Question

Two moles of ${O_2}(\gamma = \dfrac{7}{5})$ at temperature ${T_0}$and 3 moles of $C{O_2}(\gamma = \dfrac{4}{3})$ at temperature $2{T_0}$ are allowed to mix together in a rigid closed adiabatic vessel. The resulting mixture finally comes in thermal equilibrium. Then,
(A) Final temperature of the mixture is $\dfrac{{23{T_0}}}{{14}}$
(B) Final temperature of the mixture is $\dfrac{{31{T_0}}}{{19}}$
(C) Adiabatic exponent of the mixture formed is $\dfrac{{14}}{5}$
(D) Adiabatic exponent of the mixture formed is $\dfrac{{19}}{{14}}$

Answer 1

In the question, it is mentioned that the reaction takes place in adiabatic vessel. In adiabatic processes, there is no exchange of heat between the surrounding and the system. Hence, no heat will leave the vessel.

Formula used:
$Q = n{C_v}\Delta T$

Complete step by step answer:
We know in adiabatic processes, there is no heat exchange. In case some amount of heat is produced, it does not go into the surrounding instead it is used to increase the temperature of the system and incase some heat is absorbed, then the system does not take heat from the surrounding instead it is used in lowering the temperature.
We know that amount of heat is given by $Q = n{C_v}\Delta T$where n is the number of moles , ${C_v}$is the specific heat of the gas at constant volume and$\Delta T$is the temperature change
Keeping these in mind, at equilibrium, the sum of the amount of heat of oxygen and carbon dioxide will be equal to the amount of heat of the mixture produced.

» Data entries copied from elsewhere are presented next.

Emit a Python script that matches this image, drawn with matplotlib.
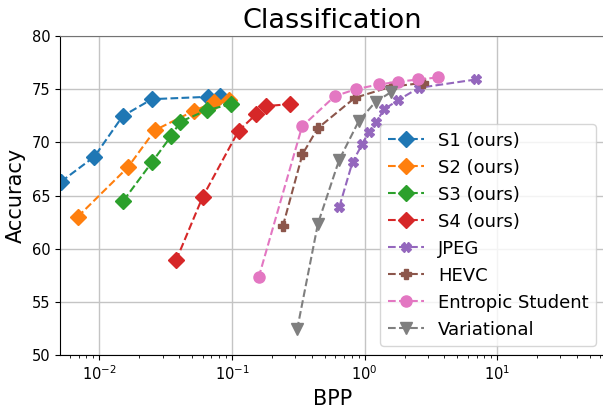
import numpy as np
import matplotlib
matplotlib.use('Agg')
import matplotlib.pyplot as plt

# values
s1_bpp = [0.00514, 0.00917, 0.0150, 0.0249, 0.0659, 0.0806]
s1_acc = [66.3, 68.65, 72.47, 74.06, 74.28, 74.37]

s2_bpp = [0.00687, 0.0164, 0.0263, 0.0513, 0.0727, 0.0942]
s2_acc = [63.0, 67.65, 71.15, 72.94, 73.75, 74.0]

s3_bpp = [0.0152, 0.0251, 0.0348, 0.0407, 0.0648, 0.0988]
s3_acc = [64.52, 68.18, 70.59, 71.93, 73.03, 73.59]

s4_bpp = [0.0379, 0.0600, 0.1122, 0.1526, 0.1816, 0.272]
s4_acc = [58.9, 64.84, 71.09, 72.65, 73.41, 73.59]

jpeg_bpp = [0.646, 0.811, 0.959, 1.076, 1.216, 1.41, 1.79, 2.56, 6.89]
jpeg_acc = [63.96, 68.15, 69.81, 70.99, 71.88, 73.12, 73.97, 75.12, 75.91]

hevc_bpp = [0.242, 0.340, 0.443, 0.843, 1.57, 2.76]
hevc_acc = [62.12, 68.88, 71.32, 74.18, 75.22, 75.59]

es_bpp = [0.159, 0.338, 0.596, 0.861, 1.28, 1.79, 2.54, 3.57]
es_acc = [57.3, 71.5, 74.34, 75.0, 75.44, 75.70, 75.91, 76.1]

var_bpp = [0.310, 0.445, 0.643, 0.904, 1.21, 1.57]
var_acc = [52.4, 62.36, 68.34, 72.0, 73.81, 74.69]

fig = plt.figure(figsize=(6.03, 4.08), dpi=100)
ax = fig.add_axes([60 / 603, 53 / 408, 545 / 603, 319 / 408])

ax.plot(s1_bpp, s1_acc, '--D', color='tab:blue', markersize=8, label='S1 (ours)')
ax.plot(s2_bpp, s2_acc, '--D', color='tab:orange', markersize=8, label='S2 (ours)')
ax.plot(s3_bpp, s3_acc, '--D', color='tab:green', markersize=8, label='S3 (ours)')
ax.plot(s4_bpp, s4_acc, '--D', color='tab:red', markersize=8, label='S4 (ours)')
ax.plot(jpeg_bpp, jpeg_acc, '--X', color='tab:purple', markersize=6.5, label='JPEG')
ax.plot(hevc_bpp, hevc_acc, '--P', color='tab:brown', markersize=6.5, label='HEVC')
ax.plot(es_bpp, es_acc, '--o', color='tab:pink', markersize=8, label='Entropic Student')
ax.plot(var_bpp, var_acc, '--v', color='tab:gray', markersize=8, label='Variational')

ax.set_xscale('log')
ax.set_xlim(0.00505, 65)
ax.set_ylim(50, 80)
ax.grid(True, which='major', color='#c4c4c4', linewidth=1.0)
ax.spines['top'].set_color('0.45')
ax.spines['right'].set_visible(False)
ax.tick_params(labelsize=10.5)

ax.set_title('Classification', fontsize=19.5)
ax.set_xlabel('BPP', fontsize=15)
ax.set_ylabel('Accuracy', fontsize=15)
ax.legend(loc='lower right', fontsize=13)

fig.savefig('out.png', dpi=100)
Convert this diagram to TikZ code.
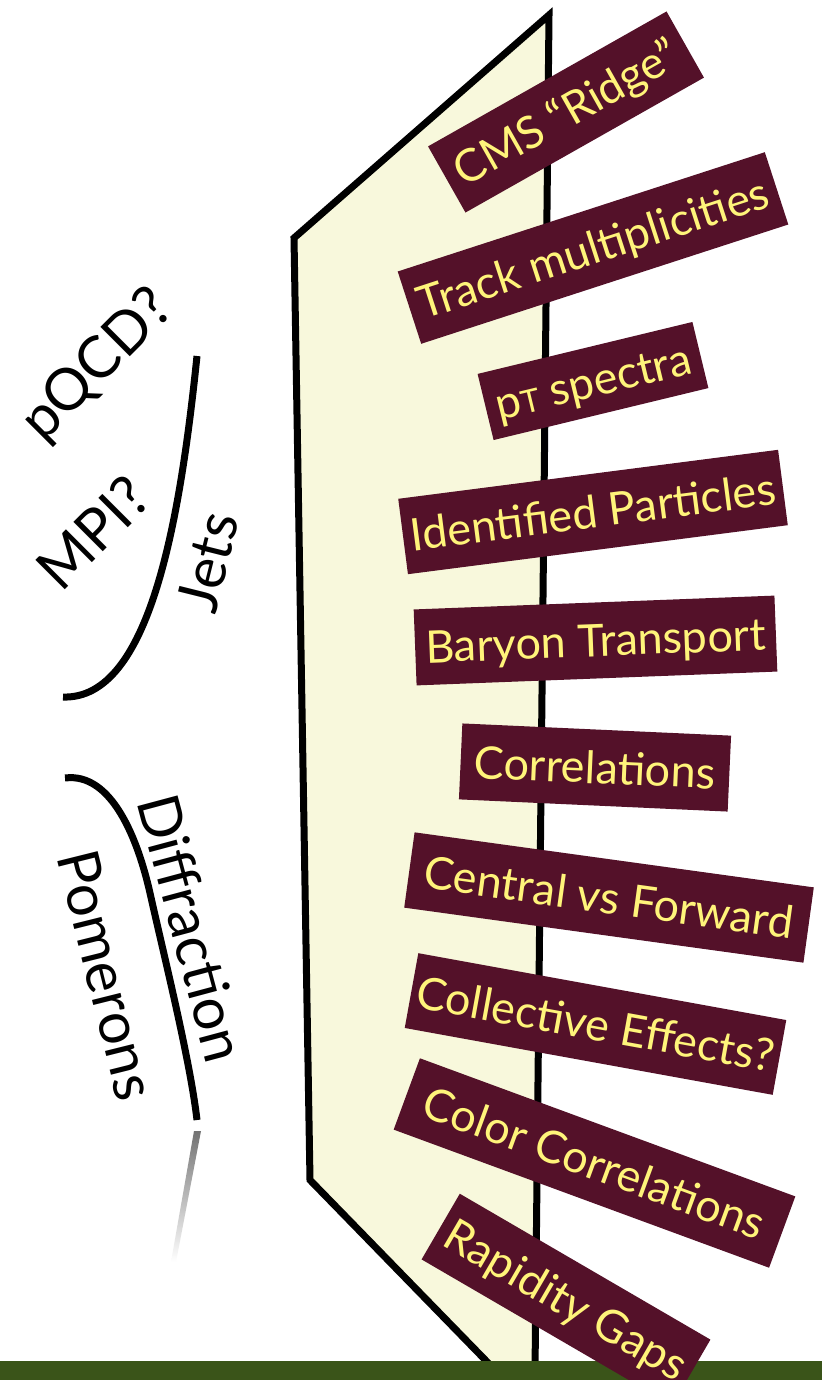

So,
${n_1}{C_p}_1\Delta {T_1} + {n_2}{C_p}_2\Delta {T_2} = ({n_1} + {n_2}){C_p}\Delta T$----- (1)
For 2 moles of ${O_2}(\gamma = \dfrac{7}{5})$, ${C_v} = \dfrac{1}{2}fR,f = \dfrac{2}{{\gamma - 1}} \Rightarrow f = 5,{C_v} = \dfrac{{5R}}{2}$
And 3 moles of $C{O_2}(\gamma = \dfrac{4}{3})$ , ${C_v} = \dfrac{1}{2}fR,f = \dfrac{2}{{\gamma - 1}} \Rightarrow f = 6,{C_v} = 3R$
Here R is the gas constant. Let the final temperature of mixture be T and the specific heat capacity be ${C_v}(mix)$
On substituting these values equation (1) becomes,
$2 \times \dfrac{{5R}}{2} \times {T_0} + 3 \times (3R) \times 2{T_0} = (5) \times {C_v}(mix) \times T$
We know that when two gases are mixed the ${C_v}(mix) = \dfrac{{{n_1}{C_{v1}} + {n_2}{C_{v2}}}}{{{n_1} + {n_2}}} = \dfrac{{2 \times \dfrac{{5R}}{2} + 3 \times 3R}}{{2 + 3}} = \dfrac{{14R}}{5}$
Putting this
$5R \times {T_0} + 18R{T_0} = 5 \times \dfrac{{14R}}{5} \times T \Rightarrow 23R{T_0} = 14RT \Rightarrow T = \dfrac{{23{T_0}}}{{14}}$
${C_P}(mix) = {C_V}(mix) + R = \dfrac{{14R}}{5} + R = \dfrac{{19R}}{5}$(This equation is known as Mayer’s equation)
Adiabatic exponent is nothing but the ratio of specific heats or we can say $\gamma$
Therefore $\gamma = \dfrac{{{C_p}}}{{{C_v}}} = \dfrac{{19}}{{14}}$

Hence, the correct options are A and D.

Note:
Degree of freedom tells us how many independent motions a particle can do.This includes motion along the three axes as well as the rotational motion done by the particle. $\gamma$ is inversely proportional to the degree of freedom.